(Objective):
Find the lines holding "chart" and copy them.

[BEGIN]

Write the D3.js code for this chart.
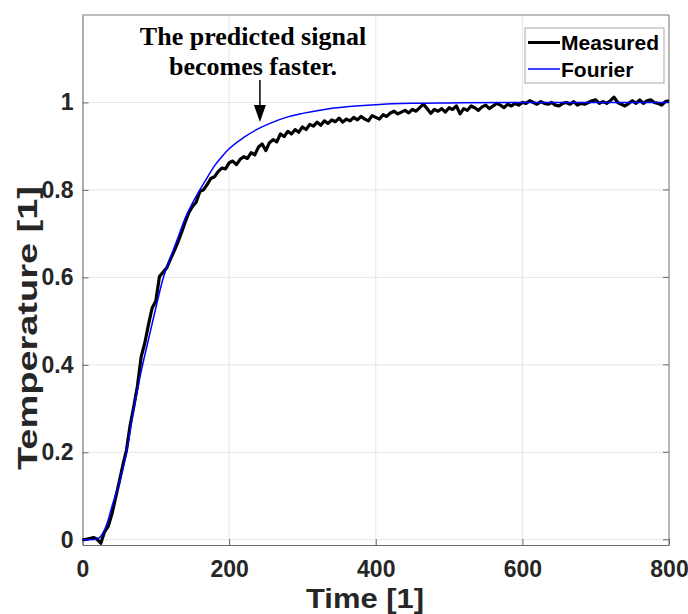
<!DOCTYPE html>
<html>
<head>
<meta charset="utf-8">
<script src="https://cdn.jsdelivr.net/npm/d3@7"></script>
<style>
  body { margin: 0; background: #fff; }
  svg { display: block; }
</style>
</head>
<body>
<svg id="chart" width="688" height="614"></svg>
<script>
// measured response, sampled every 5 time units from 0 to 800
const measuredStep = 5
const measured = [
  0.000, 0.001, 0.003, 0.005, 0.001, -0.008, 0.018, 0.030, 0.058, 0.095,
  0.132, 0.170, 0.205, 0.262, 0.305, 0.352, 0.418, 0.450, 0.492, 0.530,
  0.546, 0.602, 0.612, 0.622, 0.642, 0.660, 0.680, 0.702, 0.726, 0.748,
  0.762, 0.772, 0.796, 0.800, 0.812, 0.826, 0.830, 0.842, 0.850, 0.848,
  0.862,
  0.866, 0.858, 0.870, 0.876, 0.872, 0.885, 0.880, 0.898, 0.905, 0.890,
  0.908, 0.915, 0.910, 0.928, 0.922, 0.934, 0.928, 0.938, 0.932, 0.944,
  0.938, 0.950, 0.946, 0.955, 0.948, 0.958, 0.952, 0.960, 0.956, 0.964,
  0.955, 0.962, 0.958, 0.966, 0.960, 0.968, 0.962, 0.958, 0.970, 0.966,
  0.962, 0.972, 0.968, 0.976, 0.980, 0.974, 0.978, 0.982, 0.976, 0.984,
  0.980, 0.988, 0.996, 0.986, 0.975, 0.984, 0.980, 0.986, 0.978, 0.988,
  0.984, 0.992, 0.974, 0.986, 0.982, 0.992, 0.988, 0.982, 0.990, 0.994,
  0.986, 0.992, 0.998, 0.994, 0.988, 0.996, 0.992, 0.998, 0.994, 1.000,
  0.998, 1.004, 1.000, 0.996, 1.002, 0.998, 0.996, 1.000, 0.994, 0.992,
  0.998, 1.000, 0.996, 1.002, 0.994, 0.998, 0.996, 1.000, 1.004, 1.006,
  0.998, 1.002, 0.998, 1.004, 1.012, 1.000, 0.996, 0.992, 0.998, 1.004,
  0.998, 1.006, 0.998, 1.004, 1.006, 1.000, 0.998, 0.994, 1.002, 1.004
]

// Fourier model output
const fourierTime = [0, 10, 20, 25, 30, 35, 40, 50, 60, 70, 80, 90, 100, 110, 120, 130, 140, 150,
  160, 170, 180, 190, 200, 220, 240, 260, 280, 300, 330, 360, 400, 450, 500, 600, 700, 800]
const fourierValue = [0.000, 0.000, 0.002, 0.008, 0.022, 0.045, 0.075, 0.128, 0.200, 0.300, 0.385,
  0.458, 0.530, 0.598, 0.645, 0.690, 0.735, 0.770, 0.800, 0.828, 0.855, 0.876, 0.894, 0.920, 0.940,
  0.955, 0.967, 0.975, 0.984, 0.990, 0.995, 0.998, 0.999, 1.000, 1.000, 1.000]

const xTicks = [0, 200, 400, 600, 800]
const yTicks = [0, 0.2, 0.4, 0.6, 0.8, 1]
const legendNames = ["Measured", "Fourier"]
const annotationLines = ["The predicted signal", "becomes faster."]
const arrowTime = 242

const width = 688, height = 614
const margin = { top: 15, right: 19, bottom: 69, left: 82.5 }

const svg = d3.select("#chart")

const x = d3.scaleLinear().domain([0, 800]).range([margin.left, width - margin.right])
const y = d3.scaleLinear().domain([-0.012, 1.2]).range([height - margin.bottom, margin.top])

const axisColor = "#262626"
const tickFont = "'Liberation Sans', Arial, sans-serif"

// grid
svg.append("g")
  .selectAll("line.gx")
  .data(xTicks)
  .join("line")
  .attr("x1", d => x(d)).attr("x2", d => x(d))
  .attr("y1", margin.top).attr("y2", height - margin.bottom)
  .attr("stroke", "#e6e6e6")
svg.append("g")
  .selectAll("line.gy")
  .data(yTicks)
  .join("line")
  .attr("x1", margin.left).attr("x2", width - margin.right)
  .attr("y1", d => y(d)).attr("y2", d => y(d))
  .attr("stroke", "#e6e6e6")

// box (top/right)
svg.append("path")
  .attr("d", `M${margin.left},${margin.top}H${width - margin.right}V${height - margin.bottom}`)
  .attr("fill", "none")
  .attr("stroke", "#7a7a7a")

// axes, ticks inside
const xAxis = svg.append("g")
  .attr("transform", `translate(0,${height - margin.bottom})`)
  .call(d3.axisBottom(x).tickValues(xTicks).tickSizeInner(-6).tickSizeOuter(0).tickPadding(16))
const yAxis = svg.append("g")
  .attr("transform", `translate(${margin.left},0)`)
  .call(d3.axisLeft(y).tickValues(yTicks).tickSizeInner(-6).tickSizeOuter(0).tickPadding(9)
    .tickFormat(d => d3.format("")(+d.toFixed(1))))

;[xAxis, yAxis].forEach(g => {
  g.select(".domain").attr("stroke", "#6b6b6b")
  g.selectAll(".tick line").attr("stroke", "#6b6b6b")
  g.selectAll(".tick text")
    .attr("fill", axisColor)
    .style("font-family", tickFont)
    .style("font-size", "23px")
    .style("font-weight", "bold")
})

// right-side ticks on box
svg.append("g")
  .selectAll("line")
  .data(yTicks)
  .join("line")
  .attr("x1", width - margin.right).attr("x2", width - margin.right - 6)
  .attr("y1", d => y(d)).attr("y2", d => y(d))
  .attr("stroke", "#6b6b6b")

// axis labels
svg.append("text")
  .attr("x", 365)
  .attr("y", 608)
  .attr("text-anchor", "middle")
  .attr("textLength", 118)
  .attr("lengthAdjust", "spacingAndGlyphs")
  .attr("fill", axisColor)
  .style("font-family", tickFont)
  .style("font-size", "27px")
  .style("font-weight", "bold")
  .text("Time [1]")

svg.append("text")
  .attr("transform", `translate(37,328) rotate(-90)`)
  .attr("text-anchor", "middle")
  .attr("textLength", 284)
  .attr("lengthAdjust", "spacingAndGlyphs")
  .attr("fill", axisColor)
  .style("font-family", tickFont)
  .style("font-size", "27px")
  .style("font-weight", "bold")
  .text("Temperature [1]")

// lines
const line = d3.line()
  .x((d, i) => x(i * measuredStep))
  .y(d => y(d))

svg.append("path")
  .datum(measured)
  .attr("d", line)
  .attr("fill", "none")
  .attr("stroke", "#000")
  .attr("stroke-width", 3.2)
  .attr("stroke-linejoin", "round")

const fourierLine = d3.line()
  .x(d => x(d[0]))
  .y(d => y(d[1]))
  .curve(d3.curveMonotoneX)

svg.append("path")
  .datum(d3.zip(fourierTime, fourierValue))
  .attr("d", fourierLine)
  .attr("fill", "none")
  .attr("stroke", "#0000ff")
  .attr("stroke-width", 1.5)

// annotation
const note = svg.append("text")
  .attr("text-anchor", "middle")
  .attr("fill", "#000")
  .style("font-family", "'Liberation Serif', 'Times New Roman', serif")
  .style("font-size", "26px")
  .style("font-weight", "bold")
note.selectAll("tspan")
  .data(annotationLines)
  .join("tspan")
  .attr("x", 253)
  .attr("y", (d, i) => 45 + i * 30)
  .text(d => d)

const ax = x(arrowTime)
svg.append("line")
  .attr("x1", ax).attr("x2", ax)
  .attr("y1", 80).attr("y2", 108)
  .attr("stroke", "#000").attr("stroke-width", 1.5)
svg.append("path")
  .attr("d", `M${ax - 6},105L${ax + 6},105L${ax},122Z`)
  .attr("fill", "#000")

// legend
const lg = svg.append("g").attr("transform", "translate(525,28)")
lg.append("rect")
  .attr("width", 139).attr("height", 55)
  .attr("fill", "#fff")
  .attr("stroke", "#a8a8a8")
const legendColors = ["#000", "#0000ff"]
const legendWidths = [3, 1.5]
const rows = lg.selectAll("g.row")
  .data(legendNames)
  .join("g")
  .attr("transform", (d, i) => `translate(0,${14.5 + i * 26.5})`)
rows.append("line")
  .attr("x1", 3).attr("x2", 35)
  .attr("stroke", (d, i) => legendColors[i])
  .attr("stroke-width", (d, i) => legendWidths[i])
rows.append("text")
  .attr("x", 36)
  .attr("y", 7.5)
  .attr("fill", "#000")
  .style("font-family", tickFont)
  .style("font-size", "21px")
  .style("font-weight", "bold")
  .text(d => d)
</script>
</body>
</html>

[END]
[BEGIN]

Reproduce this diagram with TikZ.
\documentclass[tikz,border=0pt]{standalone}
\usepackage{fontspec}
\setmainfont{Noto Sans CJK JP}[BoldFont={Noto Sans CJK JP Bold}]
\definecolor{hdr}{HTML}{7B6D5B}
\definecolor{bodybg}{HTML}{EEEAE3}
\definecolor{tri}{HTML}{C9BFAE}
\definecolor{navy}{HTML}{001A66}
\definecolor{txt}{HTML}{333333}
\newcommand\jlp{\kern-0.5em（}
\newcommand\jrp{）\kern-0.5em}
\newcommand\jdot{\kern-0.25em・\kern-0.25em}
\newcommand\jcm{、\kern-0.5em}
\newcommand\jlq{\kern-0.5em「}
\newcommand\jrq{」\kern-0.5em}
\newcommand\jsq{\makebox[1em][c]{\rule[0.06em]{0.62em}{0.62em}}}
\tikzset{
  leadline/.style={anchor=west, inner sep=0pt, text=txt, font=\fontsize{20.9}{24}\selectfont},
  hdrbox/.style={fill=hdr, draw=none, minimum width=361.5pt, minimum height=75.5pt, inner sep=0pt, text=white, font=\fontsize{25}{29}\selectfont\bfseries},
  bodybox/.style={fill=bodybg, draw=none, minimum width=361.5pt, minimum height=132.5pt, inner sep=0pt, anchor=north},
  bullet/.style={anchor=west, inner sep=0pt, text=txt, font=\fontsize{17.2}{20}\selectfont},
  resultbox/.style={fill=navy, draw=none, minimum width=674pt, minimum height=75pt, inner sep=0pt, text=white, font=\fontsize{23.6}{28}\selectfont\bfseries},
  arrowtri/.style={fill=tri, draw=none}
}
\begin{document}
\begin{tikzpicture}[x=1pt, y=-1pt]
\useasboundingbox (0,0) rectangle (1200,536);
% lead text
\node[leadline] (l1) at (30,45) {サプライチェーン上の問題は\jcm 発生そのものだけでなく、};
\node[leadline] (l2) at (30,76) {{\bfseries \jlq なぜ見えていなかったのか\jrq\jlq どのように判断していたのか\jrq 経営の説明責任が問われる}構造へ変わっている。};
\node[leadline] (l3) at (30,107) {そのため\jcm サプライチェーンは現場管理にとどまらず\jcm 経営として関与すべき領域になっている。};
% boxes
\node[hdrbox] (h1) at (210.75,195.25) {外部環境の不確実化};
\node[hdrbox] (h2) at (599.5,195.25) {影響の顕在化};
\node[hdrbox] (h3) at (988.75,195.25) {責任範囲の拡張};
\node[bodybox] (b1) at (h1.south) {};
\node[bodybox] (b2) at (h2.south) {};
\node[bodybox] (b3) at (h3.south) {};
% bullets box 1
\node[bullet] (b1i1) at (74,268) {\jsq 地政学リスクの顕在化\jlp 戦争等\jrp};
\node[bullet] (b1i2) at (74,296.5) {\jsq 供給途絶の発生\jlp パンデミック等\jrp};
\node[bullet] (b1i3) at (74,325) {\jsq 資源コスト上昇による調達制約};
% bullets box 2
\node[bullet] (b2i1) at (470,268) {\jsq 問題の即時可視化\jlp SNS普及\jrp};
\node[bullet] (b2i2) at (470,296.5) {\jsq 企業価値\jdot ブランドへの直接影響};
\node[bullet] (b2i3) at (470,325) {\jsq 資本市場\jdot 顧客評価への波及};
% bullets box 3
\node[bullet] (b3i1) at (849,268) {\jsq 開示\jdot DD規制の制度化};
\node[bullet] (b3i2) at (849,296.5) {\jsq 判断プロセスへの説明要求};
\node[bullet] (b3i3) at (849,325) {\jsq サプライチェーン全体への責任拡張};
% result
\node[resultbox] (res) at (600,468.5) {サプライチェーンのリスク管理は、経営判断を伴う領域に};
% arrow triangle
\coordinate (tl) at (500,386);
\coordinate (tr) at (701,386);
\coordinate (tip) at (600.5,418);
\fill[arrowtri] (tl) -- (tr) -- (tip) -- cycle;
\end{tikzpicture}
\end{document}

[END]

(Worked solution):
Write the D3.js code for this chart.
<svg id="chart" width="688" height="614"></svg>
const svg = d3.select("#chart")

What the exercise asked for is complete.